Your task is to write out only the lines running from the line with "Convert this chart to Bokeh code." to the line with "X0, X1 = years[0]", both ends kept, with no images.
··· Stored records
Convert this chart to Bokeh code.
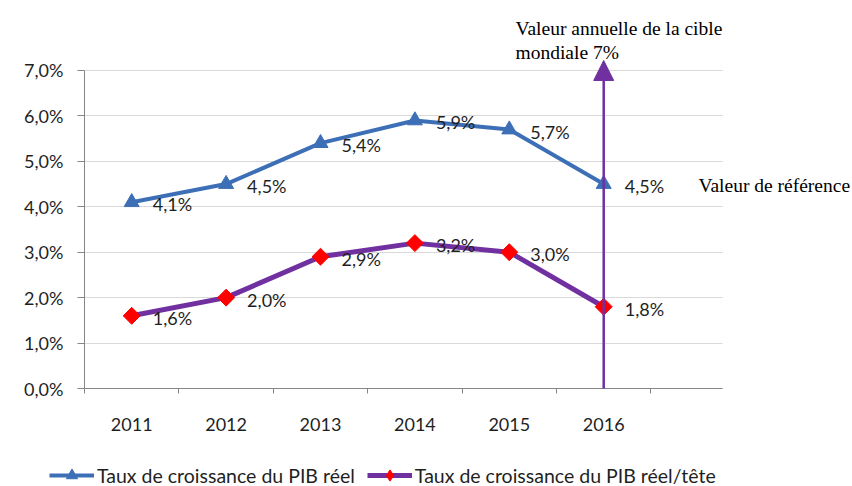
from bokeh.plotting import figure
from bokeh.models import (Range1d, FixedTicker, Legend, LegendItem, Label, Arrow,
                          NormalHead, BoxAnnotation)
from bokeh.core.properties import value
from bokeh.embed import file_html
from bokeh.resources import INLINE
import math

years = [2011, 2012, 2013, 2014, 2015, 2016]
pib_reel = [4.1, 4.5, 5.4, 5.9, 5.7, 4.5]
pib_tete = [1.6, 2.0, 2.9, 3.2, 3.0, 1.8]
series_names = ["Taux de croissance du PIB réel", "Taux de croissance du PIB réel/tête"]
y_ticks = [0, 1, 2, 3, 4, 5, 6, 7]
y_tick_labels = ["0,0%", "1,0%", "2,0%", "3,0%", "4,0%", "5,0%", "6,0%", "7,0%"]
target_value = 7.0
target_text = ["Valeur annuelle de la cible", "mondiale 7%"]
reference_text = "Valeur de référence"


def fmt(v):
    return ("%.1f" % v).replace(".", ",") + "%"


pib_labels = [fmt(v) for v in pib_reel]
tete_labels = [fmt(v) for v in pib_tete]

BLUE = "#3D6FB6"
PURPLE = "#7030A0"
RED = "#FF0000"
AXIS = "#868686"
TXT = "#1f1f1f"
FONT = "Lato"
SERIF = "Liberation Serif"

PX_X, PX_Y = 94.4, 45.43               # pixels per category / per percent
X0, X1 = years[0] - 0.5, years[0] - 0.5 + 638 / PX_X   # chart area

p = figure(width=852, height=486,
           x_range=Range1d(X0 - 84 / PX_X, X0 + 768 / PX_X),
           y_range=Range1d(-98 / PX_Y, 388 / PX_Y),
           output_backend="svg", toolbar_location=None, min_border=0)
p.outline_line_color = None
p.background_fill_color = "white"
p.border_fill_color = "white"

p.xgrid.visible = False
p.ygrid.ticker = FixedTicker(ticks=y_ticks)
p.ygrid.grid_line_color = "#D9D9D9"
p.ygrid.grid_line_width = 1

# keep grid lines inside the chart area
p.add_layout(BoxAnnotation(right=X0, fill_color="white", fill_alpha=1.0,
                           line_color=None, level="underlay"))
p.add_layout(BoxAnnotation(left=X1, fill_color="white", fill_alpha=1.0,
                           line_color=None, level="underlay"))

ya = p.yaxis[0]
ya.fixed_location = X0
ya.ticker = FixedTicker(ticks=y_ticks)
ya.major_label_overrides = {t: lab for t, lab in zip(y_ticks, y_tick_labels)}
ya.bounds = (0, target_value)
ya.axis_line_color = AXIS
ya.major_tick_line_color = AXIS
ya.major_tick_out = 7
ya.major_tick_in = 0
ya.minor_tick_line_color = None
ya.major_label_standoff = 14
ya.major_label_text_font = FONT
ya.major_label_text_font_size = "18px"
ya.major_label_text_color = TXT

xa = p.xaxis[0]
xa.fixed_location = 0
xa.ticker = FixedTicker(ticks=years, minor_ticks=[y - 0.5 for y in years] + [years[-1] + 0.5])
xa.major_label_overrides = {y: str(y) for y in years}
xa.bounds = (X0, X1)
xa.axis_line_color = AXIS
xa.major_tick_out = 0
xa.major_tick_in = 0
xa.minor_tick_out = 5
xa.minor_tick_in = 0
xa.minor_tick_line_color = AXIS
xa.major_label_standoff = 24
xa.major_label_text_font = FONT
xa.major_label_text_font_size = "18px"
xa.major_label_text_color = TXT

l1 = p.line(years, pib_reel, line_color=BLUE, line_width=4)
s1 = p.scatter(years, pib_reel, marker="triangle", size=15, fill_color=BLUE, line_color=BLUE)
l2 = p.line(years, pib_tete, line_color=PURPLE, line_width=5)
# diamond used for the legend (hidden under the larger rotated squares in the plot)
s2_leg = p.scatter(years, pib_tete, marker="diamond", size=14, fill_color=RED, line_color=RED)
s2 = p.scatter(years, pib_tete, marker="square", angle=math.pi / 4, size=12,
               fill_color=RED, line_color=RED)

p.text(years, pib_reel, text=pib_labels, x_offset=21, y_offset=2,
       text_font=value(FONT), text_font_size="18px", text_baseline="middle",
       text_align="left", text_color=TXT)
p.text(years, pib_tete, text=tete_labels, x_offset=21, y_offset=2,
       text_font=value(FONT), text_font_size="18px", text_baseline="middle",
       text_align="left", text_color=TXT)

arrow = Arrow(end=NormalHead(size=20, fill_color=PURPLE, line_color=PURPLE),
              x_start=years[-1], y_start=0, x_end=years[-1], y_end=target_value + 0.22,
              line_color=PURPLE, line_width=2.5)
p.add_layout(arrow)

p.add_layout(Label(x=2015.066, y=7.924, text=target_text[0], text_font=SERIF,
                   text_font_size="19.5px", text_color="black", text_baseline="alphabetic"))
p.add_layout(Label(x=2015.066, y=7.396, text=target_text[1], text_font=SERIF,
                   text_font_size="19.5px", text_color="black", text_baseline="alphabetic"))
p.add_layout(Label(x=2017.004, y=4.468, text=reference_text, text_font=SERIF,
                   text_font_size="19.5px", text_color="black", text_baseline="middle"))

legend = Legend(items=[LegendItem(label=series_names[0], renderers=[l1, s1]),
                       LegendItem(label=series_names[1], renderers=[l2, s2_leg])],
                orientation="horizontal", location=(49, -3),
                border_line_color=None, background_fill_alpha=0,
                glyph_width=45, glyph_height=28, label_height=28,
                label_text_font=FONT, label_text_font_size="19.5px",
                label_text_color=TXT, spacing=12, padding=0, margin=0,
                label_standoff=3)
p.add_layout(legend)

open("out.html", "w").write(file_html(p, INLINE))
······
··· Stored records
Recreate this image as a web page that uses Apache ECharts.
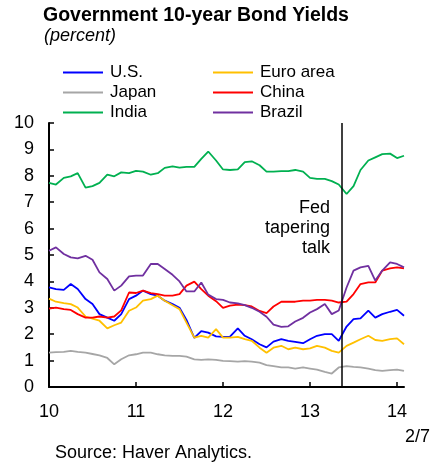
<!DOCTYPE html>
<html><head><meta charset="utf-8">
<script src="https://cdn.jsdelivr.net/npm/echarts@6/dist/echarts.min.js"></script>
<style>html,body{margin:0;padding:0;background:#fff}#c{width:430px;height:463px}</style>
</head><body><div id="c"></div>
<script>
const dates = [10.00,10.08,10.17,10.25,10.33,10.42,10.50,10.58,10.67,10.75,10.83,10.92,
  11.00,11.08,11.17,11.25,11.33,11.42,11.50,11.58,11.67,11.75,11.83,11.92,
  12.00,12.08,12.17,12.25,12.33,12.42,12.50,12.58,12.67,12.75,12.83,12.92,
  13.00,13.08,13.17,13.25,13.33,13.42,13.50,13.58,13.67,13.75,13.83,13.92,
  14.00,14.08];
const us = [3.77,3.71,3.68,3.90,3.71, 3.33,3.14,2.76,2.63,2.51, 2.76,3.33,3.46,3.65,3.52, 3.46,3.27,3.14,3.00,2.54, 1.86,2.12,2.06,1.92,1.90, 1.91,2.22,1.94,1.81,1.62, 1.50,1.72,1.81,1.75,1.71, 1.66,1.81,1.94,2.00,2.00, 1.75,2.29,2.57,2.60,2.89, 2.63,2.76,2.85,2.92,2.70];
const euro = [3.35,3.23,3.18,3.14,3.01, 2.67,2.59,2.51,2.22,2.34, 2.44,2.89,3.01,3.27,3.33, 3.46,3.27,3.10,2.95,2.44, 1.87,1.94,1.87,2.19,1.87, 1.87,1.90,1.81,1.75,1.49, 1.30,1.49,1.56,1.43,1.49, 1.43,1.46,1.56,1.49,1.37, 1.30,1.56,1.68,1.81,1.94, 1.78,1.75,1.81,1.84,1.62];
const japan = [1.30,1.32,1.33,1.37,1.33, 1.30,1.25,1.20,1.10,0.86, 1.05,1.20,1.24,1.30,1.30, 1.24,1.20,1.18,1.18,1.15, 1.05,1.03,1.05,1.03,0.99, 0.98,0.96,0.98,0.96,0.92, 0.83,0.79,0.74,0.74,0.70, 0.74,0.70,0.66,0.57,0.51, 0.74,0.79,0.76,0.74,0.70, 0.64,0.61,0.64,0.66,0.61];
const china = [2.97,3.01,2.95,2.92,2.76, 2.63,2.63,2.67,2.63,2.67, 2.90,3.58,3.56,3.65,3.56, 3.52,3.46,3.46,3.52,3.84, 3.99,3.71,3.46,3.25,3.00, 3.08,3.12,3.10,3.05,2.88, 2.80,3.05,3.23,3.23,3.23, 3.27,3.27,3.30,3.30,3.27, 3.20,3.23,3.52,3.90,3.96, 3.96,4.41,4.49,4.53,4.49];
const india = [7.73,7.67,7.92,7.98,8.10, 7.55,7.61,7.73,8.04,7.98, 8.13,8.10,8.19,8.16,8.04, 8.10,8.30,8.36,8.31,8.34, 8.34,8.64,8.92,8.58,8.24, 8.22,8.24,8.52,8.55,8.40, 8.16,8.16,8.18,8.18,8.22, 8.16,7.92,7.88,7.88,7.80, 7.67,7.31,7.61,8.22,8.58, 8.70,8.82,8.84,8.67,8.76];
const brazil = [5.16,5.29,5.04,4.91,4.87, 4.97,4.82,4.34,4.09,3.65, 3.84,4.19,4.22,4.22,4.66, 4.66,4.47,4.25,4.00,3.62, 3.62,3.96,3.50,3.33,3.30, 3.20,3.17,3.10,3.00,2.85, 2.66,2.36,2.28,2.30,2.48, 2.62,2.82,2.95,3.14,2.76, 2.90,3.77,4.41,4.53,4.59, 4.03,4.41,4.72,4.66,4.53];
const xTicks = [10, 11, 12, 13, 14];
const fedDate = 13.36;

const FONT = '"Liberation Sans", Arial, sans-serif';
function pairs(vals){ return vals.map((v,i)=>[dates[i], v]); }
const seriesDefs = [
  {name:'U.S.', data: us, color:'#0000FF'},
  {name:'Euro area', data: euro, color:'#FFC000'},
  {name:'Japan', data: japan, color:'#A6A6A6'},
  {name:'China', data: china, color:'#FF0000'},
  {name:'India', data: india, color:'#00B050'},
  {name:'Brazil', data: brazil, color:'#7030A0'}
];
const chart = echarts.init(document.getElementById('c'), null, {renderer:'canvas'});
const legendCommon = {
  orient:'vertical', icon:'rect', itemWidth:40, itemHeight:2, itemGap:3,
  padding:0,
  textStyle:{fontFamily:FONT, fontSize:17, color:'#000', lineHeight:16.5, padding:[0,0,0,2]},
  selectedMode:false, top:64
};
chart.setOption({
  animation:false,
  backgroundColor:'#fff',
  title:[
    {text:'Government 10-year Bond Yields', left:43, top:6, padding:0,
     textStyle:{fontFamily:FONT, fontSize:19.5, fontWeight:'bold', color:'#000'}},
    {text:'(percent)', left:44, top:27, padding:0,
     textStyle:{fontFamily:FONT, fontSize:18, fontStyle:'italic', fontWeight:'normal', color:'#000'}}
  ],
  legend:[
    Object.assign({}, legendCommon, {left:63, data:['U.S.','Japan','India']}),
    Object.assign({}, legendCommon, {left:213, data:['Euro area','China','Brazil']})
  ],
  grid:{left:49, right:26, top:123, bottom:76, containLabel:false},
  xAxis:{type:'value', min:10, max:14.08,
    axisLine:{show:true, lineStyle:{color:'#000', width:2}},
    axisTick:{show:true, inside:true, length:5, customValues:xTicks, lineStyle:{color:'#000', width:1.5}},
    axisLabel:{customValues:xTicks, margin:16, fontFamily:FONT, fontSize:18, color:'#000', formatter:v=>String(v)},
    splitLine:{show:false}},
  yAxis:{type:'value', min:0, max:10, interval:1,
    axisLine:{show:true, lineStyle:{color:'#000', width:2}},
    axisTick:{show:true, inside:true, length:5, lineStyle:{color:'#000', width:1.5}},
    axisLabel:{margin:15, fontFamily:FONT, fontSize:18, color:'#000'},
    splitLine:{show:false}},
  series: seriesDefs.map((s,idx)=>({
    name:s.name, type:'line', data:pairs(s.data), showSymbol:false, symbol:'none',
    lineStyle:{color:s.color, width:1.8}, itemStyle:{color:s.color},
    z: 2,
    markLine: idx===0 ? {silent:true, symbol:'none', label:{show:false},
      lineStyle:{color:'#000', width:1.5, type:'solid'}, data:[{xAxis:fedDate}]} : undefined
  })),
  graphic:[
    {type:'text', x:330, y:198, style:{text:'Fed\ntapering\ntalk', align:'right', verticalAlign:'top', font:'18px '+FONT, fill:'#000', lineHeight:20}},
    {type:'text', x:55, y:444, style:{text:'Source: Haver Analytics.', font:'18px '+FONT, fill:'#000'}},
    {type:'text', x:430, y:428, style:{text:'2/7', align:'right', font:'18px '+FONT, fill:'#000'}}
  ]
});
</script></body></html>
······
··· Stored records
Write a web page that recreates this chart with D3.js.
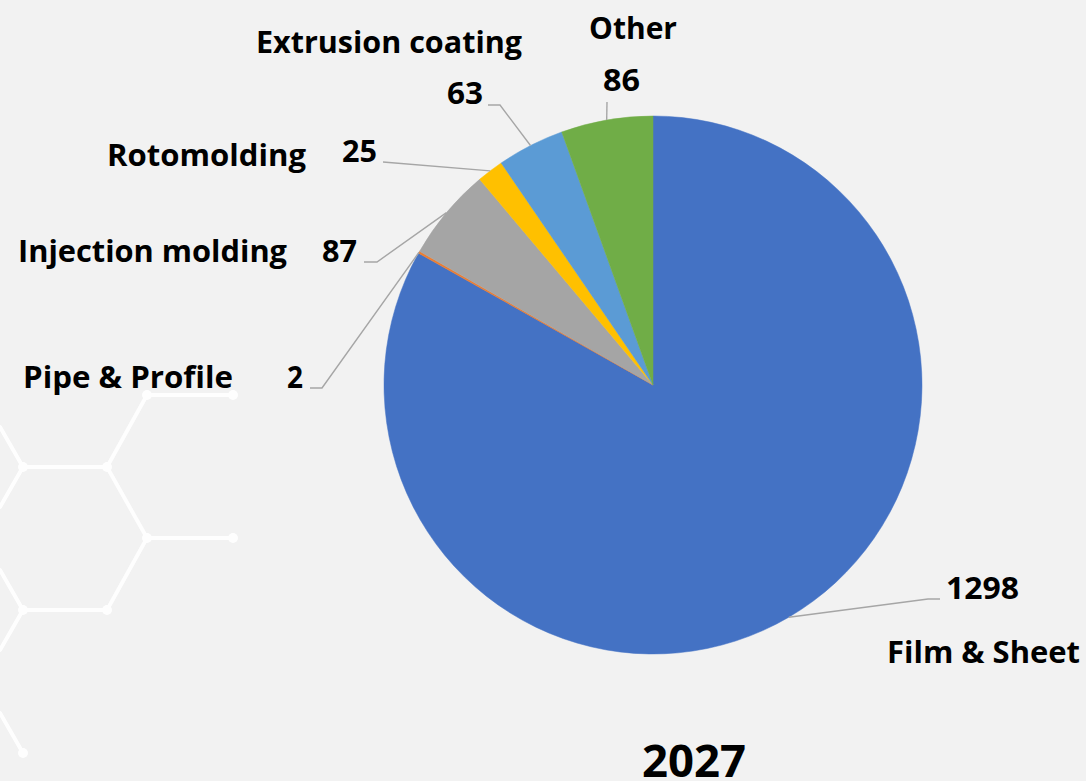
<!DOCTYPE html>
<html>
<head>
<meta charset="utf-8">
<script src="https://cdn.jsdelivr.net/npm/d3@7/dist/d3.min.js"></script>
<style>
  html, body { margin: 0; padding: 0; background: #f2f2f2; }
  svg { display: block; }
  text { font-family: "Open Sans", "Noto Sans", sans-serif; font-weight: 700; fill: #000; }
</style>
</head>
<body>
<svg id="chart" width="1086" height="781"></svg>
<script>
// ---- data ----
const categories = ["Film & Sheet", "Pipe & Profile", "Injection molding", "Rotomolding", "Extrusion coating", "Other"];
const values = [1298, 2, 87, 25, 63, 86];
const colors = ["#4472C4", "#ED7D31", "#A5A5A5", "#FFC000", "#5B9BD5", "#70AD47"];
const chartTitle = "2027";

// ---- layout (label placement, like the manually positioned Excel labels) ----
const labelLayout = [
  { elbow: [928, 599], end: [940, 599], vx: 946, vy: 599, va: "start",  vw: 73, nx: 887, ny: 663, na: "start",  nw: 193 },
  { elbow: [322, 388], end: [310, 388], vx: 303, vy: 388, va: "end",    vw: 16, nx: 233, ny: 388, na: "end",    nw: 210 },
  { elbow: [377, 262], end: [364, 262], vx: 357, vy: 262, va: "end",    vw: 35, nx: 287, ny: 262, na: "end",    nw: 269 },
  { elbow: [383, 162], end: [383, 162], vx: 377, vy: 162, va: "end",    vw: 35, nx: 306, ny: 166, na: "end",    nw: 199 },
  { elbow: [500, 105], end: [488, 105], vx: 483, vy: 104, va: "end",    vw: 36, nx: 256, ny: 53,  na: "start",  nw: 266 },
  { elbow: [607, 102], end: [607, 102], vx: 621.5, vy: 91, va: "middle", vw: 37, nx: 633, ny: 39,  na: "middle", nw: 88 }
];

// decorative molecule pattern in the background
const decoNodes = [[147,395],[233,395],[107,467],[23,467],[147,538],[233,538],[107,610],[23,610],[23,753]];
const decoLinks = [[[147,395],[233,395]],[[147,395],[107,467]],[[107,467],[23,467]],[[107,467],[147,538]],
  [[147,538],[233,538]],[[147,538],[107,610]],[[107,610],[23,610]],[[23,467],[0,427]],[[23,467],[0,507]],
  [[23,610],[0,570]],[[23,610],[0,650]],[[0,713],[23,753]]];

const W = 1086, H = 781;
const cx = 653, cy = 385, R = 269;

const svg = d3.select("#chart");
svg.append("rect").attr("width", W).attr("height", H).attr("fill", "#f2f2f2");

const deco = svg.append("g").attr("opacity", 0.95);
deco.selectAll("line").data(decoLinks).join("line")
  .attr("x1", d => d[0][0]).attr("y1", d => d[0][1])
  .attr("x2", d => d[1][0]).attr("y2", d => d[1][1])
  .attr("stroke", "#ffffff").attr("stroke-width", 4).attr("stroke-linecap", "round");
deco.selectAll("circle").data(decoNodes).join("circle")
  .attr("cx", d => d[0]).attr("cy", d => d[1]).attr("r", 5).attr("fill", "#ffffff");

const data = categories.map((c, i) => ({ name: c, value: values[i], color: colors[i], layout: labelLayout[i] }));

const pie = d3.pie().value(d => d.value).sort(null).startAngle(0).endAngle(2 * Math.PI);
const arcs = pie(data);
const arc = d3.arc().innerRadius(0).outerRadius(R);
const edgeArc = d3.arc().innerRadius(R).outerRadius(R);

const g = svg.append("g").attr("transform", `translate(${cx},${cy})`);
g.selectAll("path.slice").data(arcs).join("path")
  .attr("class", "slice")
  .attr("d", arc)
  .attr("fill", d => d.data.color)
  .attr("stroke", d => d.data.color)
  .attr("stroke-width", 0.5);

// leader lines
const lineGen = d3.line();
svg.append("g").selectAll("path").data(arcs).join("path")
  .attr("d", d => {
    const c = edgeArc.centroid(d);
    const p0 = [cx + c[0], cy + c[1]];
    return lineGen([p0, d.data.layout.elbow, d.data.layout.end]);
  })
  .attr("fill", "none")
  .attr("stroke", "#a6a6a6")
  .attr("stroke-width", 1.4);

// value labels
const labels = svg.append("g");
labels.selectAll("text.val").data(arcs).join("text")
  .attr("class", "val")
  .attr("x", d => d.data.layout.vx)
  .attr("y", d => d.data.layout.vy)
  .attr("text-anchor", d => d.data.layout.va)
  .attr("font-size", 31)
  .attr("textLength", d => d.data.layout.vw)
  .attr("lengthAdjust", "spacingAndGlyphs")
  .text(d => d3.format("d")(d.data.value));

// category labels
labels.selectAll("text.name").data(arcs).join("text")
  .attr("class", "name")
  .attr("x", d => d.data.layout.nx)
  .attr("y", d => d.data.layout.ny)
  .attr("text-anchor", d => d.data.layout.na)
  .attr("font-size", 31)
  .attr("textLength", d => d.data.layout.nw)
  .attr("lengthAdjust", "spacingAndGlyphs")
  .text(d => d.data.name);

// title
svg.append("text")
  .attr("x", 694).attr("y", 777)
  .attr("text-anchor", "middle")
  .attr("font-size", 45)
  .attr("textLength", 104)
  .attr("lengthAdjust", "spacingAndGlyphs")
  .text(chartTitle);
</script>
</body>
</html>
······
- _Solved exercise_:
Convert this chart to Bokeh code.
from bokeh.plotting import figure
from bokeh.models import (Range1d, FixedTicker, Legend, LegendItem, Label, Arrow,
                          NormalHead, BoxAnnotation)
from bokeh.core.properties import value
from bokeh.embed import file_html
from bokeh.resources import INLINE
import math

years = [2011, 2012, 2013, 2014, 2015, 2016]
pib_reel = [4.1, 4.5, 5.4, 5.9, 5.7, 4.5]
pib_tete = [1.6, 2.0, 2.9, 3.2, 3.0, 1.8]
series_names = ["Taux de croissance du PIB réel", "Taux de croissance du PIB réel/tête"]
y_ticks = [0, 1, 2, 3, 4, 5, 6, 7]
y_tick_labels = ["0,0%", "1,0%", "2,0%", "3,0%", "4,0%", "5,0%", "6,0%", "7,0%"]
target_value = 7.0
target_text = ["Valeur annuelle de la cible", "mondiale 7%"]
reference_text = "Valeur de référence"


def fmt(v):
    return ("%.1f" % v).replace(".", ",") + "%"


pib_labels = [fmt(v) for v in pib_reel]
tete_labels = [fmt(v) for v in pib_tete]

BLUE = "#3D6FB6"
PURPLE = "#7030A0"
RED = "#FF0000"
AXIS = "#868686"
TXT = "#1f1f1f"
FONT = "Lato"
SERIF = "Liberation Serif"

PX_X, PX_Y = 94.4, 45.43               # pixels per category / per percent
X0, X1 = years[0] - 0.5, years[0] - 0.5 + 638 / PX_X   # chart area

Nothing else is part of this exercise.